Alternatively, holding down the left trigger and releasing it causes Gaia to unleash the heart of the forest in a radius around her, creating a cool effect where she covers nearby surfaces in grass and flowers. Most of the time it’s just a visual facade with no lasting power, melting back into the Earth a few seconds later. That is until you find one of the eight forest spirits and use that very same power to permanently return them to the Ark, a central hub area you can visit and which serves as a petting zoo containing all the ghostly animals you’ve collected through your journeys. Yes, you can pet a ghost dog, but I’d have preferred a living one.

Anyway, that’s pretty much all you need to know about Gaia or the paper-thin story that After Us is telling. Each forest spirit is connected by an open world filled with corridors that allow travel between each zone, and I found myself running around between each of its eight visually and mechanically distinct areas, using the convenient fast-travel system to take it all in at a whim. 

At the same time, there’s no real sense of direction because you can do anything in any order you choose to. As a result, I ran into a point toward the end of the 12-hour story where I no longer felt like it was guiding me toward its conclusion at all. I spent way more time than I would’ve liked trying to figure out which path would take me to the final level. “Final level” is subjective here, since there’s no ascending difficulty to speak of between these open-ended zones, and mechanics are often replaced instead of built upon. And, without spoiling anything, the conclusion of the campaign is exactly as anti-climactic as you might expect of a game that has no dialogue and also doesn’t stick to a linear story.

I probably would’ve had a better time if there wasn’t any combat at all.

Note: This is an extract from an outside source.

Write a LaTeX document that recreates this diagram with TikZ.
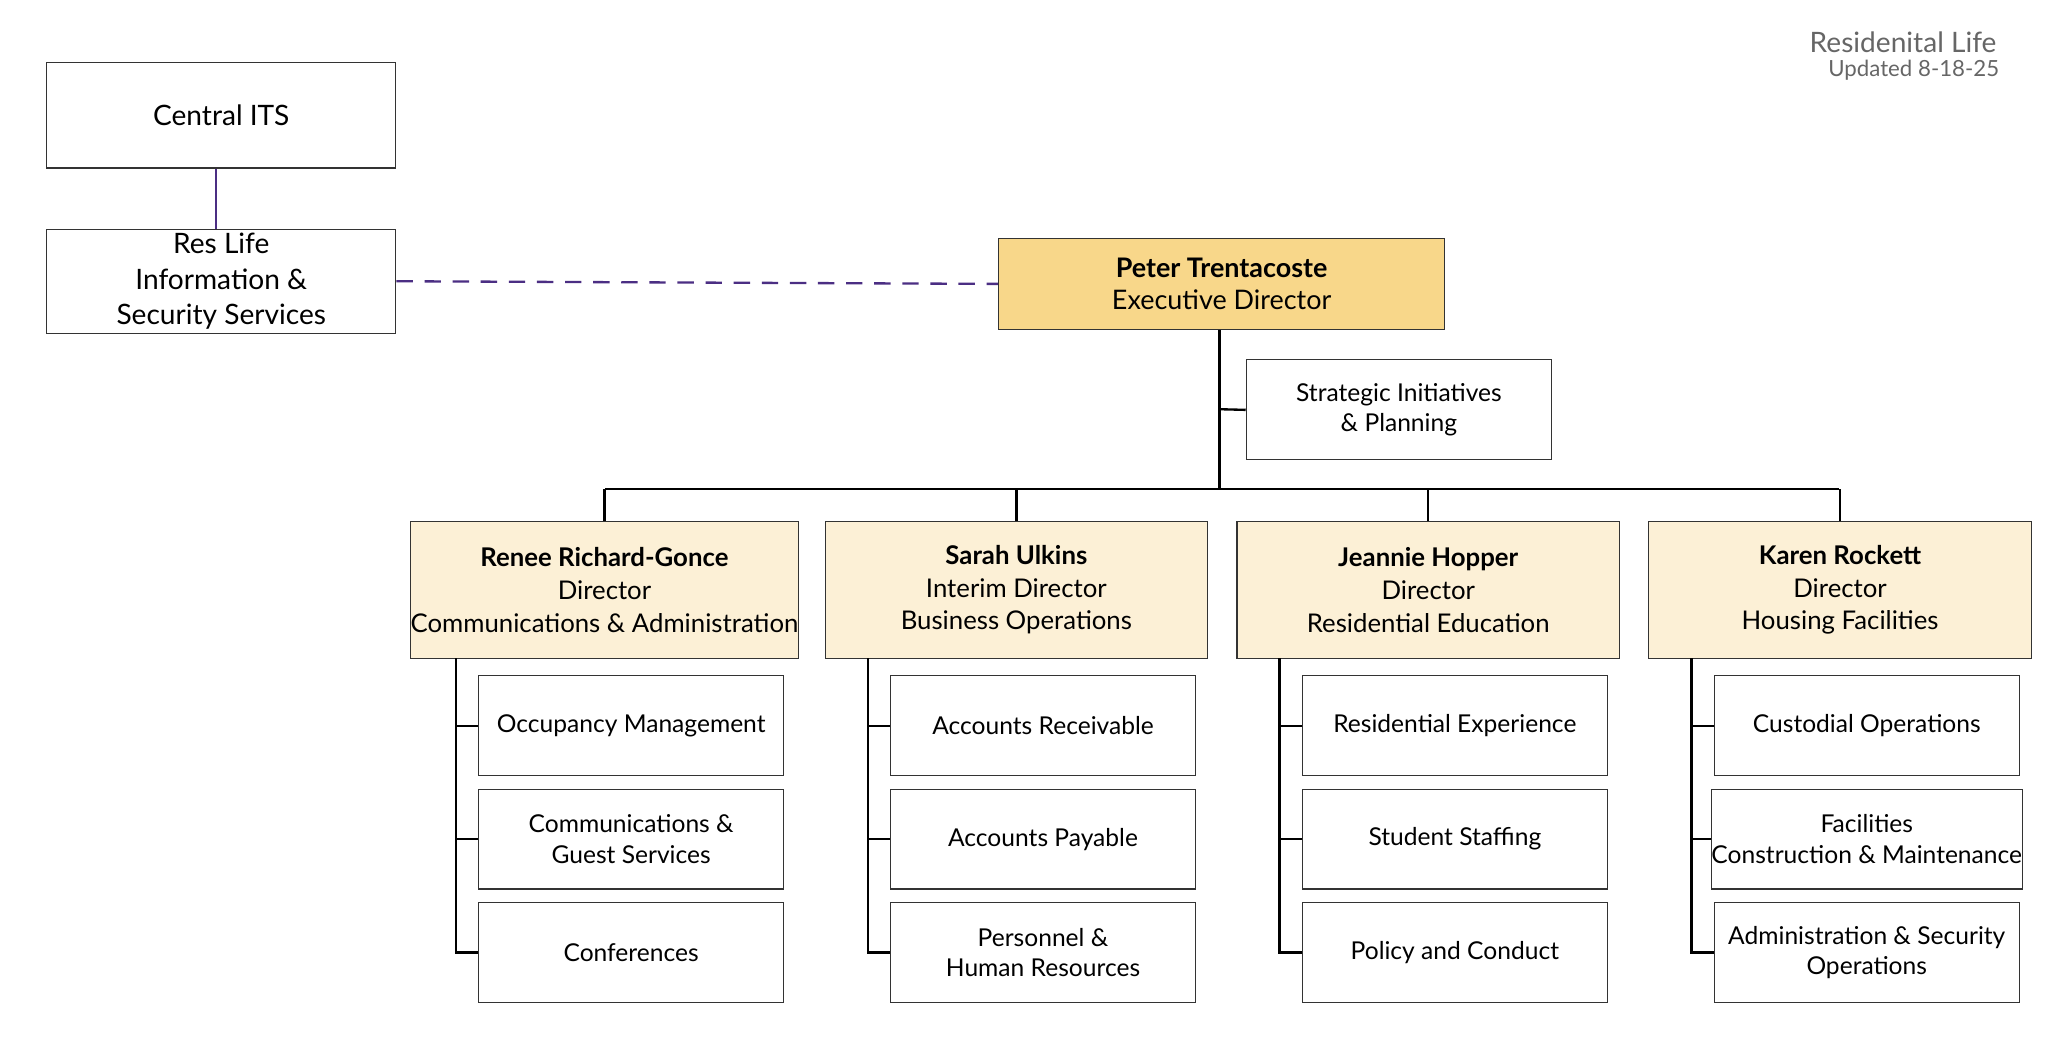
\documentclass[tikz,border=0pt]{standalone}
\usepackage{fontspec}
\setmainfont{Lato}
\begin{document}
\begin{tikzpicture}[x=0.02cm,y=-0.02cm,
  box/.style={draw=black!80,line width=0.5pt,fill=white,align=center,inner sep=0pt,font=\fontsize{10.5}{13}\selectfont},
  dir/.style={box,fill=dirfill},
  conn/.style={line width=1pt,black}]
\definecolor{dirfill}{HTML}{FCF0D6}
\definecolor{exfill}{HTML}{F8D78A}
\definecolor{purp}{HTML}{4B2E83}
\useasboundingbox (0,0) rectangle (1550,792);
\node[box,font=\fontsize{12}{15}\selectfont,minimum width=262\pgflinewidth*0+5.24cm,minimum height=1.58cm] (its) at (166,86.5) {Central ITS};
\node[box,font=\fontsize{12}{15}\selectfont,minimum width=5.24cm,minimum height=1.56cm] (res) at (166,211) {Res Life\\Information \&\\Security Services};
\node[box,fill=exfill,font=\fontsize{11.5}{14}\selectfont,minimum width=6.7cm,minimum height=1.36cm] (pt) at (916.5,213) {\textbf{Peter Trentacoste}\\Executive Director};
\node[box,minimum width=4.58cm,minimum height=1.5cm] (sip) at (1049.5,307.5) {Strategic Initiatives\\\& Planning};
\draw[purp,line width=1pt] (its.south -| 162,0) -- (res.north -| 162,0);
\draw[purp,line width=1pt,dash pattern=on 7pt off 5pt] (res.east) -- (pt.west);
\coordinate (bar) at (915,367);
\draw[conn] (pt.south -| 915,0) -- (bar);
\draw[conn] (915,307) -- (sip.west);
\node[anchor=east,text=black!60,font=\fontsize{12}{14}\selectfont] (t1) at (1504,32) {Residenital Life};
\node[anchor=east,text=black!60,font=\fontsize{9.5}{12}\selectfont] (t2) at (1506,53) {Updated 8-18-25};
\def\mk#1#2#3#4#5#6{%
  \pgfmathsetmacro\L{310+309*#1}
  \node[dir,minimum width=5.74cm,minimum height=2.06cm,font=\fontsize{11}{14}\selectfont] (d#1) at (\L+143.5,442.5) {#2};
  \draw[conn] (\L+143.5,367) -- (d#1.north);
  \foreach \t [count=\i] in {#3,#4,#5}{
    \node[box,minimum width=4.58cm,minimum height=1.5cm] (c#1\i) at (\L+163.5,459.5+85*\i) {\t};
    \draw[conn] (\L+32,459.5+85*\i) -- (c#1\i.west);
  }
  \draw[conn] (\L+32,494) -- (\L+32,714.5) -- (c#13.west);
}
\draw[conn] (454,367) -- (1380,367);
\mk{0}{\textbf{Renee Richard-Gonce}\\Director\\Communications \& Administration}{Occupancy Management}{{Communications \&\\Guest Services}}{Conferences}{}
\mk{1}{\textbf{Sarah Ulkins}\\Interim Director\\Business Operations}{Accounts Receivable}{Accounts Payable}{{Personnel \&\\Human Resources}}{}
\mk{2}{\textbf{Jeannie Hopper}\\Director\\Residential Education}{Residential Experience}{Student Staffing}{Policy and Conduct}{}
\mk{3}{\textbf{Karen Rockett}\\Director\\Housing Facilities}{Custodial Operations}{{Facilities\\Construction \& Maintenance}}{{Administration \& Security\\Operations}}{}
\end{tikzpicture}
\end{document}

The primary villains you’ll deal with are the Devourers, which are basically just the malevolent ghosts of the humans that destroyed the Earth through rampant consumerism. They’re not that much fun to fight, since the only thing you can use against them is your boomerang orb, which doesn’t do that much damage and forces you to run back and forth as you shoot it and recall it over and over again. There also aren’t that many varieties of enemies, and if they grab you, you can conveniently just tap the X button until you easily break away from them. Battles mostly boil down to running back and forth in a circle, and it always felt like After Us was just trying to pad out its boggy story with unnecessary combat encounters. I probably would’ve had a better time if there wasn’t any combat at all.

At least the graphics are great. Visual design is the real star of the show in After Us, and there’s a shocking amount of mechanical and visual diversity across its campaign. Many of its ideas are bold; for instance, there’s a level where I needed to avoid ghostly saw blades while racing through a dilapidated national park. There’s another level that had me teleporting between television screens and racing between electric pylons with a rail-grinding minigame not unlike that of Ratchet & Clank. It all looks gorgeous when played on a 4K TV in the 2K Performance Mode on a PlayStation 5, and I have to applaud it for its mostly consistent performance, minus a few stutters and hitches here and there.

But these visual and storytelling ideas only sometimes come together naturally in action, and since the level design is so inconsistent in terms of moment-to-moment platforming, getting through many of these sections with such flaky controls often amounted to doing a lot of guesswork. Too many times to count, getting through a section felt like I was just dying a lot until I tried a jump that seemed unlikely and somehow ended up being the thing I needed to do the whole time. It’s not always that fun or satisfying, but it’s hard to call it particularly challenging since autosaves are so prevalent that I sometimes died and respawned, miraculously, at the save point just past where I died. 

Whether I was having fun or not, the whole time I was treated to a great synth-driven musical score that channels the instantly recognizable Blade Runner sound. Again, it’s almost all synthetic, but its wide sawtooth pads and arpeggios are deeply engrossing, feeling right at home in the often dark and gloomy post-apocalyptic world After Us is set in. The only thing that’s missing is a guy lamenting about C-beams and attack ships off the shoulder of Orion. At least there’s a scene with tears and rain.

After Us is difficult to recommend for its platforming alone, though its nature-focused kitsch gives way to gorgeous visuals as you breathe life back into its post-apocalyptic world. Some of its levels left a grin on my face, whereas others had me begging for sweet release from the inconsistent controls and directionless world. At least there’s a silver lining in that its beautiful art direction and entrancing musical score make for some really cool sequences. And yet I can’t help but feel like After Us is too heavy-handed about its environmentalist themes for a video game that hardly characterizes its protagonist and has literally no dialogue. By the end, I felt like I’d have done less environmental damage had I simply chosen to skip it.